DENVER — The last time Colorado enacted gun control measures was in the wake of the 1999 Columbine High School shooting, and once the laws were on the books there was little acrimony.
The state's latest batch of gun control laws — coming after a gunman's deadly rampage at a suburban Denver movie theater a year ago — has sparked a struggle over guns that shows little signs of fading. Gun rights advocates are trying to recall two state senators who backed the package, and dozens of GOP county sheriffs are suing to overturn it.
"This is going to remain a political hot potato for Democrats for many, many months," said gun-rights activist Ari Armstrong.
Ironically, in the months after the gunman's shooting spree left 12 people dead and injured 70 others, there was little public discussion of gun control here. The shooting at a midnight showing of the Batman film "The Dark Knight Rises" occurred in a key swing county in one of the most hotly-contested battleground states in last year's presidential election.
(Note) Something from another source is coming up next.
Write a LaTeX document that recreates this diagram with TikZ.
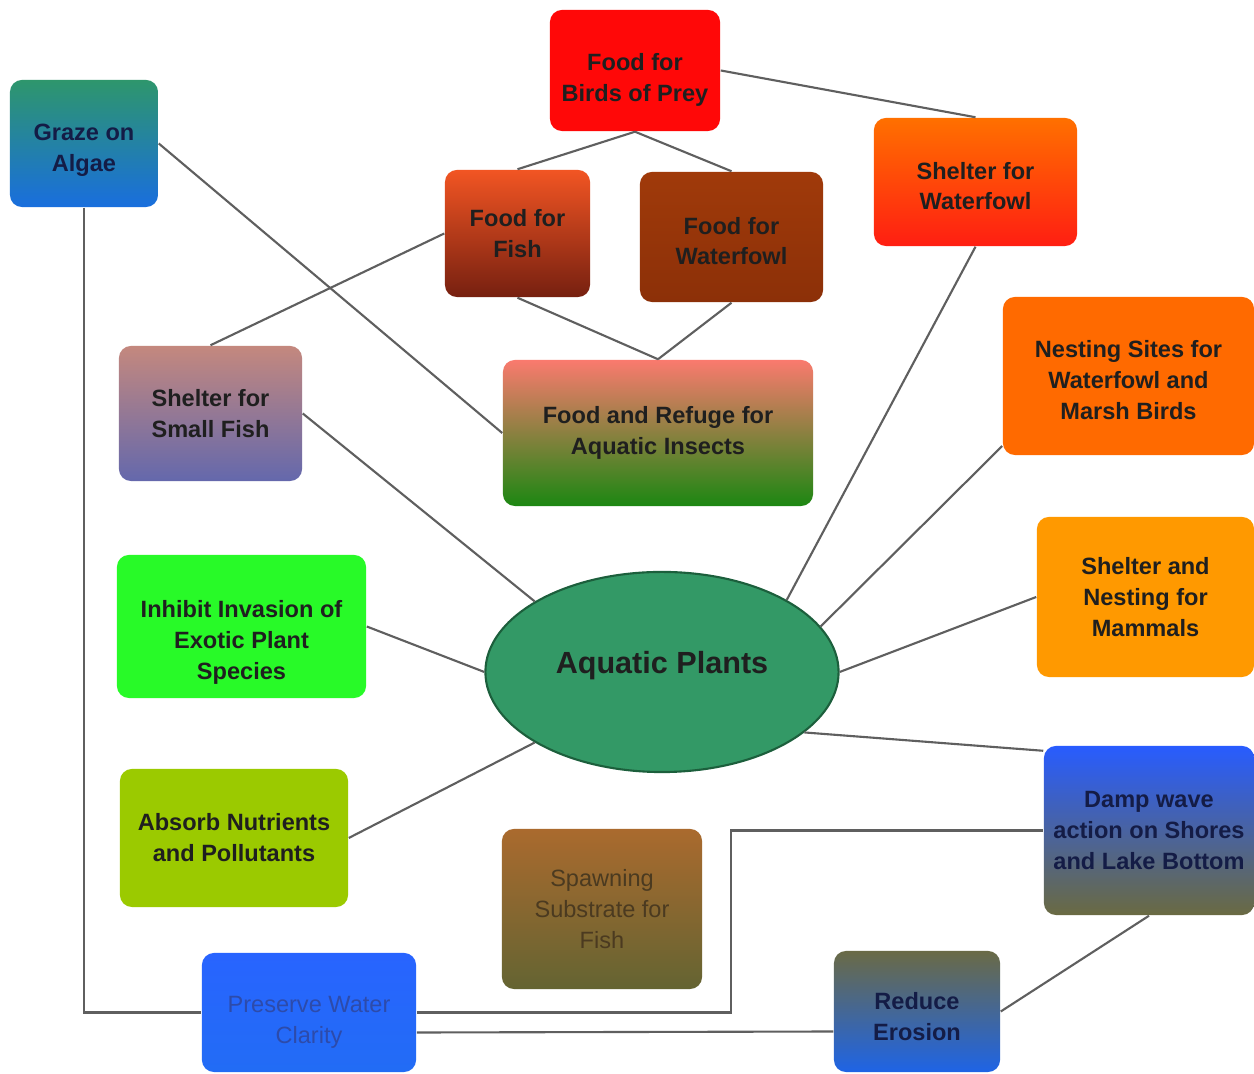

But President Barack Obama, seeking re-election, did not bring up gun control in a state that cherishes its western frontier image. Neither did most Colorado Democrats.
It wasn't until December's shooting at a Connecticut elementary school left 20 first-graders and six adults dead that gun control rose in prominence. By March, Colorado became the only state outside the Democratic Party's coastal bases to pass sweeping gun control measures, including universal background checks and a ban on high-capacity magazines.
After the Columbine attack, voters closed a loophole that allowed buyers of firearms at gun shows to evade background checks. In the wake of the Aurora massacre, the prospects for more gun control in this libertarian-minded state seemed shaky at best.